(Records from a dataset)
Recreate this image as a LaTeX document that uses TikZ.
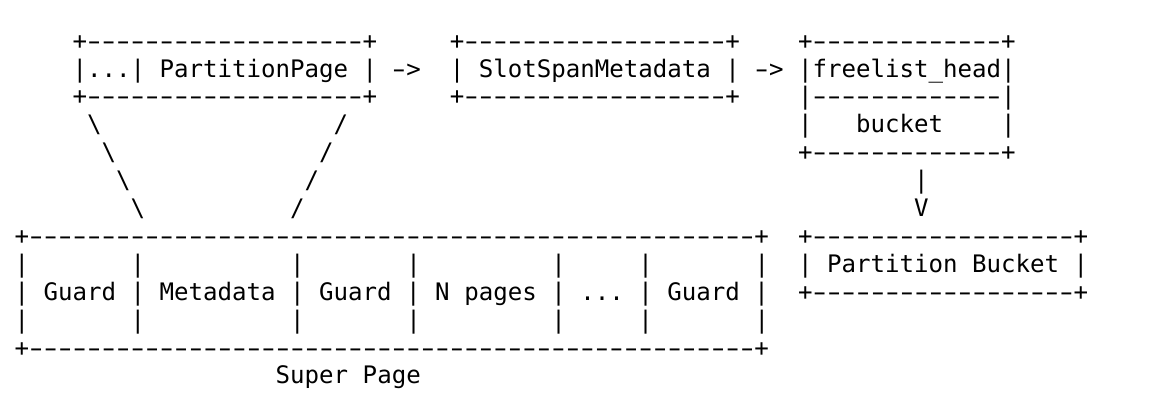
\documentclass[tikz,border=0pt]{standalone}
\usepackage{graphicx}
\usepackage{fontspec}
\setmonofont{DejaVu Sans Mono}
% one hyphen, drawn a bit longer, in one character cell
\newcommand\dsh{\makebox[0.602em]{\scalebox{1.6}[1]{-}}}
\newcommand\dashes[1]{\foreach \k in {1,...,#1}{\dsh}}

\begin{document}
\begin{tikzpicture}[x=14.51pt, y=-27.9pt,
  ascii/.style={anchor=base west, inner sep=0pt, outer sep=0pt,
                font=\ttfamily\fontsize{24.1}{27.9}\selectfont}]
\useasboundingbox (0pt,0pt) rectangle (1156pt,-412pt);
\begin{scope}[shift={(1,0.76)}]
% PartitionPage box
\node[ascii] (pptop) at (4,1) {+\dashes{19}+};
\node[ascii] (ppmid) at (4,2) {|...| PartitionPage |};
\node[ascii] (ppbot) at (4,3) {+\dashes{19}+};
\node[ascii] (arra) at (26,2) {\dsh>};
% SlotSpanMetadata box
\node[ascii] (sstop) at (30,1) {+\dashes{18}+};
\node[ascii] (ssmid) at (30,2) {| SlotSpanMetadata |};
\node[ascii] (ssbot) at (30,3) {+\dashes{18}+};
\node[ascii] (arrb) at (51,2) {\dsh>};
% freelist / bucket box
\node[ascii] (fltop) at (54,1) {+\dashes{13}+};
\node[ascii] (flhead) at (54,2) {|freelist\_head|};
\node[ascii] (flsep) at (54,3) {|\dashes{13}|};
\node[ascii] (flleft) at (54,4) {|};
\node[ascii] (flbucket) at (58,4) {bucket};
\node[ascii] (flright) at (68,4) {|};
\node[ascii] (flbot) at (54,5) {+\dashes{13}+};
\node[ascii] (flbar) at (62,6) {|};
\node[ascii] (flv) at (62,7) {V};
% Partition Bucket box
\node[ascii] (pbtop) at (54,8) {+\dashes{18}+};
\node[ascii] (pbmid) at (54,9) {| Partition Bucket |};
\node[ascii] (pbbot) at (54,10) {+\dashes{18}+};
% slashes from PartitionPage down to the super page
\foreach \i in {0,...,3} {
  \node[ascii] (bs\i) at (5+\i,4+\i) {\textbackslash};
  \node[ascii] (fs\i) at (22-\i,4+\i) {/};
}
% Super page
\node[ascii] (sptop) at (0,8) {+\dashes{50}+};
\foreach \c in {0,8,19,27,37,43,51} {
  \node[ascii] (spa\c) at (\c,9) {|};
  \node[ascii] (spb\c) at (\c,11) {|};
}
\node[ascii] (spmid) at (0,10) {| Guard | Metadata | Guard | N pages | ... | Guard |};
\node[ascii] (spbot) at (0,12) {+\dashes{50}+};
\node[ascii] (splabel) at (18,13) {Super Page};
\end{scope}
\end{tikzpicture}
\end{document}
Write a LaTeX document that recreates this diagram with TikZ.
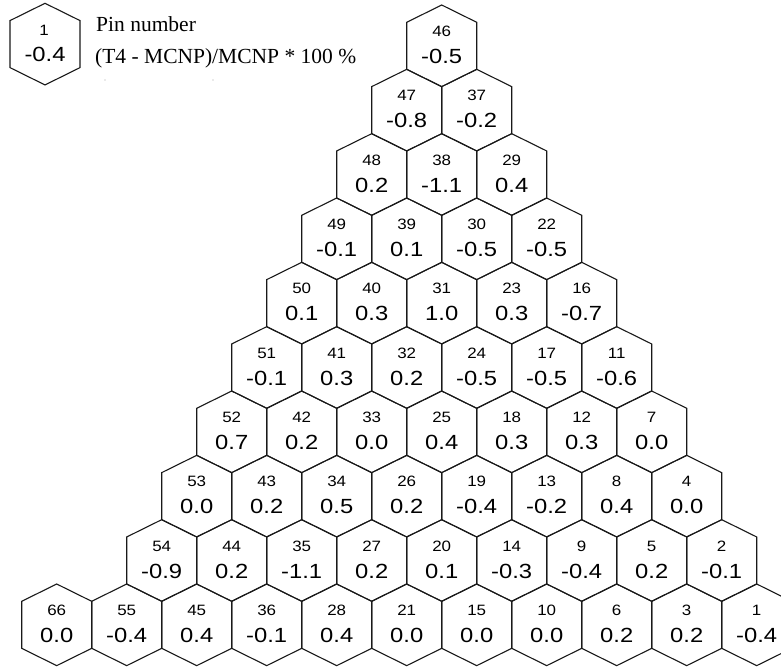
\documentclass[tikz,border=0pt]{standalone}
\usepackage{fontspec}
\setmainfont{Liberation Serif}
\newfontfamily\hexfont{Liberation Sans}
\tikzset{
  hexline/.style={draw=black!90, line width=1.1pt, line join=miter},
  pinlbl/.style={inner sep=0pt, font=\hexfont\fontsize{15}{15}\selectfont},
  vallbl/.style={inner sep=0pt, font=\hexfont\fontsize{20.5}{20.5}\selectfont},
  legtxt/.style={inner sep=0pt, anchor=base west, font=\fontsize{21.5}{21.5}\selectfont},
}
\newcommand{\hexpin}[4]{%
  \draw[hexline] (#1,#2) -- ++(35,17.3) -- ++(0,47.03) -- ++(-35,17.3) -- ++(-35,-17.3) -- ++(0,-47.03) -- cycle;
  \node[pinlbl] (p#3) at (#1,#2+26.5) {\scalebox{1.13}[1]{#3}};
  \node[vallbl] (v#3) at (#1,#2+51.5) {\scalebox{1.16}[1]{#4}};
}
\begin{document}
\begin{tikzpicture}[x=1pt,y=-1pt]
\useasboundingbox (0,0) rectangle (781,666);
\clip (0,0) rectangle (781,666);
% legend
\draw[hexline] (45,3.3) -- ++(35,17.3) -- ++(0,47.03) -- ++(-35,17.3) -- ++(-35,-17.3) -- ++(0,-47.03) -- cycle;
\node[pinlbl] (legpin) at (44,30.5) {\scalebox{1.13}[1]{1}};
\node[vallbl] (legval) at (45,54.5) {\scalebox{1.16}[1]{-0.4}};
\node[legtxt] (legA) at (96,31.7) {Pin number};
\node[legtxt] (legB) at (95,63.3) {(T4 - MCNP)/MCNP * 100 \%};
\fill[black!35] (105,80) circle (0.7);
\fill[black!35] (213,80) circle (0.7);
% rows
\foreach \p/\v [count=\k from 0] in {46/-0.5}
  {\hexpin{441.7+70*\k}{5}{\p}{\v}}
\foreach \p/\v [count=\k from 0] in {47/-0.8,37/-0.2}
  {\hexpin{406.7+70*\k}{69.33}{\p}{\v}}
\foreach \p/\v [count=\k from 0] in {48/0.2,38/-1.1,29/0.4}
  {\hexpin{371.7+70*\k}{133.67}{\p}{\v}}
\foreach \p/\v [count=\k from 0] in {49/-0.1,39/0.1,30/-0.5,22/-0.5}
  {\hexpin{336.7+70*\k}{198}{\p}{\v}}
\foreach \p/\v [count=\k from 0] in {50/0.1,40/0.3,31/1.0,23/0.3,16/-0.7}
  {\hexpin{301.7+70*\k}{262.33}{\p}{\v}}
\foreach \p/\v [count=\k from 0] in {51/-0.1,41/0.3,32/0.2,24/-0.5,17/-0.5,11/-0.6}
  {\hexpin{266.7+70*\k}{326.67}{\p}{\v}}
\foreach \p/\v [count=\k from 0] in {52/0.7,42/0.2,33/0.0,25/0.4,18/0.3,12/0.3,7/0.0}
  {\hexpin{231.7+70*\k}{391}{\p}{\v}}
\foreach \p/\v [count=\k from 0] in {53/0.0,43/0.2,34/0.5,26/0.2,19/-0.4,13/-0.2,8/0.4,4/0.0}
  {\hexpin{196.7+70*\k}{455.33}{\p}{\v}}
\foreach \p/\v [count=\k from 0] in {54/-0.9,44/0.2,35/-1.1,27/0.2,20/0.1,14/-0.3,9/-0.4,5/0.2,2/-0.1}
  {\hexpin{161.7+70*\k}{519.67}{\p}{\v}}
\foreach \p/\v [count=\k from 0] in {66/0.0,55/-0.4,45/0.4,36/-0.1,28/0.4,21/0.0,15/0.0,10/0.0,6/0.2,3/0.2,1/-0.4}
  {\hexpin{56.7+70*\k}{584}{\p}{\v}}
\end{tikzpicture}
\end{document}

• [What to work on]
Reproduce all of the material above word for word. Omit the pictures.

• [Exercise output]
Recreate this image as a LaTeX document that uses TikZ.
\documentclass[tikz,border=0pt]{standalone}
\usepackage{graphicx}
\usepackage{fontspec}
\setmonofont{DejaVu Sans Mono}
% one hyphen, drawn a bit longer, in one character cell
\newcommand\dsh{\makebox[0.602em]{\scalebox{1.6}[1]{-}}}
\newcommand\dashes[1]{\foreach \k in {1,...,#1}{\dsh}}

\begin{document}
\begin{tikzpicture}[x=14.51pt, y=-27.9pt,
  ascii/.style={anchor=base west, inner sep=0pt, outer sep=0pt,
                font=\ttfamily\fontsize{24.1}{27.9}\selectfont}]
\useasboundingbox (0pt,0pt) rectangle (1156pt,-412pt);
\begin{scope}[shift={(1,0.76)}]
% PartitionPage box
\node[ascii] (pptop) at (4,1) {+\dashes{19}+};
\node[ascii] (ppmid) at (4,2) {|...| PartitionPage |};
\node[ascii] (ppbot) at (4,3) {+\dashes{19}+};
\node[ascii] (arra) at (26,2) {\dsh>};
% SlotSpanMetadata box
\node[ascii] (sstop) at (30,1) {+\dashes{18}+};
\node[ascii] (ssmid) at (30,2) {| SlotSpanMetadata |};
\node[ascii] (ssbot) at (30,3) {+\dashes{18}+};
\node[ascii] (arrb) at (51,2) {\dsh>};
% freelist / bucket box
\node[ascii] (fltop) at (54,1) {+\dashes{13}+};
\node[ascii] (flhead) at (54,2) {|freelist\_head|};
\node[ascii] (flsep) at (54,3) {|\dashes{13}|};
\node[ascii] (flleft) at (54,4) {|};
\node[ascii] (flbucket) at (58,4) {bucket};
\node[ascii] (flright) at (68,4) {|};
\node[ascii] (flbot) at (54,5) {+\dashes{13}+};
\node[ascii] (flbar) at (62,6) {|};
\node[ascii] (flv) at (62,7) {V};
% Partition Bucket box
\node[ascii] (pbtop) at (54,8) {+\dashes{18}+};
\node[ascii] (pbmid) at (54,9) {| Partition Bucket |};
\node[ascii] (pbbot) at (54,10) {+\dashes{18}+};
% slashes from PartitionPage down to the super page
\foreach \i in {0,...,3} {
  \node[ascii] (bs\i) at (5+\i,4+\i) {\textbackslash};
  \node[ascii] (fs\i) at (22-\i,4+\i) {/};
}
% Super page
\node[ascii] (sptop) at (0,8) {+\dashes{50}+};
\foreach \c in {0,8,19,27,37,43,51} {
  \node[ascii] (spa\c) at (\c,9) {|};
  \node[ascii] (spb\c) at (\c,11) {|};
}
\node[ascii] (spmid) at (0,10) {| Guard | Metadata | Guard | N pages | ... | Guard |};
\node[ascii] (spbot) at (0,12) {+\dashes{50}+};
\node[ascii] (splabel) at (18,13) {Super Page};
\end{scope}
\end{tikzpicture}
\end{document}
Write a LaTeX document that recreates this diagram with TikZ.
\documentclass[tikz,border=0pt]{standalone}
\usepackage{fontspec}
\setmainfont{Liberation Serif}
\newfontfamily\hexfont{Liberation Sans}
\tikzset{
  hexline/.style={draw=black!90, line width=1.1pt, line join=miter},
  pinlbl/.style={inner sep=0pt, font=\hexfont\fontsize{15}{15}\selectfont},
  vallbl/.style={inner sep=0pt, font=\hexfont\fontsize{20.5}{20.5}\selectfont},
  legtxt/.style={inner sep=0pt, anchor=base west, font=\fontsize{21.5}{21.5}\selectfont},
}
\newcommand{\hexpin}[4]{%
  \draw[hexline] (#1,#2) -- ++(35,17.3) -- ++(0,47.03) -- ++(-35,17.3) -- ++(-35,-17.3) -- ++(0,-47.03) -- cycle;
  \node[pinlbl] (p#3) at (#1,#2+26.5) {\scalebox{1.13}[1]{#3}};
  \node[vallbl] (v#3) at (#1,#2+51.5) {\scalebox{1.16}[1]{#4}};
}
\begin{document}
\begin{tikzpicture}[x=1pt,y=-1pt]
\useasboundingbox (0,0) rectangle (781,666);
\clip (0,0) rectangle (781,666);
% legend
\draw[hexline] (45,3.3) -- ++(35,17.3) -- ++(0,47.03) -- ++(-35,17.3) -- ++(-35,-17.3) -- ++(0,-47.03) -- cycle;
\node[pinlbl] (legpin) at (44,30.5) {\scalebox{1.13}[1]{1}};
\node[vallbl] (legval) at (45,54.5) {\scalebox{1.16}[1]{-0.4}};
\node[legtxt] (legA) at (96,31.7) {Pin number};
\node[legtxt] (legB) at (95,63.3) {(T4 - MCNP)/MCNP * 100 \%};
\fill[black!35] (105,80) circle (0.7);
\fill[black!35] (213,80) circle (0.7);
% rows
\foreach \p/\v [count=\k from 0] in {46/-0.5}
  {\hexpin{441.7+70*\k}{5}{\p}{\v}}
\foreach \p/\v [count=\k from 0] in {47/-0.8,37/-0.2}
  {\hexpin{406.7+70*\k}{69.33}{\p}{\v}}
\foreach \p/\v [count=\k from 0] in {48/0.2,38/-1.1,29/0.4}
  {\hexpin{371.7+70*\k}{133.67}{\p}{\v}}
\foreach \p/\v [count=\k from 0] in {49/-0.1,39/0.1,30/-0.5,22/-0.5}
  {\hexpin{336.7+70*\k}{198}{\p}{\v}}
\foreach \p/\v [count=\k from 0] in {50/0.1,40/0.3,31/1.0,23/0.3,16/-0.7}
  {\hexpin{301.7+70*\k}{262.33}{\p}{\v}}
\foreach \p/\v [count=\k from 0] in {51/-0.1,41/0.3,32/0.2,24/-0.5,17/-0.5,11/-0.6}
  {\hexpin{266.7+70*\k}{326.67}{\p}{\v}}
\foreach \p/\v [count=\k from 0] in {52/0.7,42/0.2,33/0.0,25/0.4,18/0.3,12/0.3,7/0.0}
  {\hexpin{231.7+70*\k}{391}{\p}{\v}}
\foreach \p/\v [count=\k from 0] in {53/0.0,43/0.2,34/0.5,26/0.2,19/-0.4,13/-0.2,8/0.4,4/0.0}
  {\hexpin{196.7+70*\k}{455.33}{\p}{\v}}
\foreach \p/\v [count=\k from 0] in {54/-0.9,44/0.2,35/-1.1,27/0.2,20/0.1,14/-0.3,9/-0.4,5/0.2,2/-0.1}
  {\hexpin{161.7+70*\k}{519.67}{\p}{\v}}
\foreach \p/\v [count=\k from 0] in {66/0.0,55/-0.4,45/0.4,36/-0.1,28/0.4,21/0.0,15/0.0,10/0.0,6/0.2,3/0.2,1/-0.4}
  {\hexpin{56.7+70*\k}{584}{\p}{\v}}
\end{tikzpicture}
\end{document}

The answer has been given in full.